• **Task goal**
All lines below must be repeated exactly, with the pictures omitted.

****

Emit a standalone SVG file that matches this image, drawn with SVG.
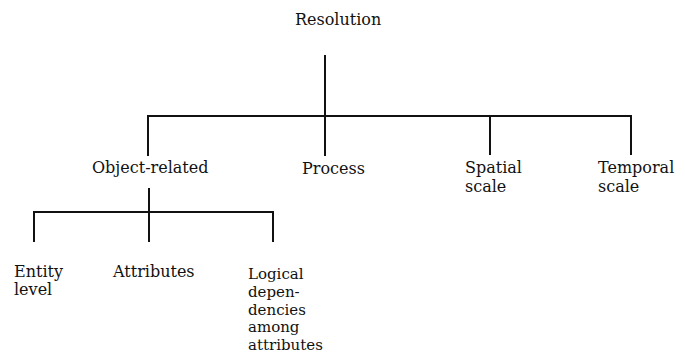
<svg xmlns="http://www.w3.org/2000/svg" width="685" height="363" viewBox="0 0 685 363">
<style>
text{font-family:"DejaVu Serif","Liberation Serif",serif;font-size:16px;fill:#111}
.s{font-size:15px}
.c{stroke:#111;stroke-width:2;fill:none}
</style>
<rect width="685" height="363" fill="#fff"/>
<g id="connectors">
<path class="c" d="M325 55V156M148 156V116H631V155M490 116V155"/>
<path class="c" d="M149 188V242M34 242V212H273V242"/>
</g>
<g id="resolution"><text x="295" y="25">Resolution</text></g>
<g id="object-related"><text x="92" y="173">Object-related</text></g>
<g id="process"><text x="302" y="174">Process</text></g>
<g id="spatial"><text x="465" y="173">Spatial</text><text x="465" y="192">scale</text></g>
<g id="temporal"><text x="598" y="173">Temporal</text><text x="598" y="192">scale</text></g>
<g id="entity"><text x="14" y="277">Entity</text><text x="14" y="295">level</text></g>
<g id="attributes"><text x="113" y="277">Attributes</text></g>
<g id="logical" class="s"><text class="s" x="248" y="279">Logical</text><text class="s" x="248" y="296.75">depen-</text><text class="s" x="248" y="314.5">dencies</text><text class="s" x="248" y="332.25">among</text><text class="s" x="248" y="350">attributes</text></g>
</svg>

****

• **The reply**
Emit a standalone SVG file that matches this image, drawn with SVG.
<svg xmlns="http://www.w3.org/2000/svg" width="685" height="363" viewBox="0 0 685 363">
<style>
text{font-family:"DejaVu Serif","Liberation Serif",serif;font-size:16px;fill:#111}
.s{font-size:15px}
.c{stroke:#111;stroke-width:2;fill:none}
</style>
<rect width="685" height="363" fill="#fff"/>
<g id="connectors">
<path class="c" d="M325 55V156M148 156V116H631V155M490 116V155"/>
<path class="c" d="M149 188V242M34 242V212H273V242"/>
</g>
<g id="resolution"><text x="295" y="25">Resolution</text></g>
<g id="object-related"><text x="92" y="173">Object-related</text></g>
<g id="process"><text x="302" y="174">Process</text></g>
<g id="spatial"><text x="465" y="173">Spatial</text><text x="465" y="192">scale</text></g>
<g id="temporal"><text x="598" y="173">Temporal</text><text x="598" y="192">scale</text></g>
<g id="entity"><text x="14" y="277">Entity</text><text x="14" y="295">level</text></g>
<g id="attributes"><text x="113" y="277">Attributes</text></g>
<g id="logical" class="s"><text class="s" x="248" y="279">Logical</text><text class="s" x="248" y="296.75">depen-</text><text class="s" x="248" y="314.5">dencies</text><text class="s" x="248" y="332.25">among</text><text class="s" x="248" y="350">attributes</text></g>
</svg>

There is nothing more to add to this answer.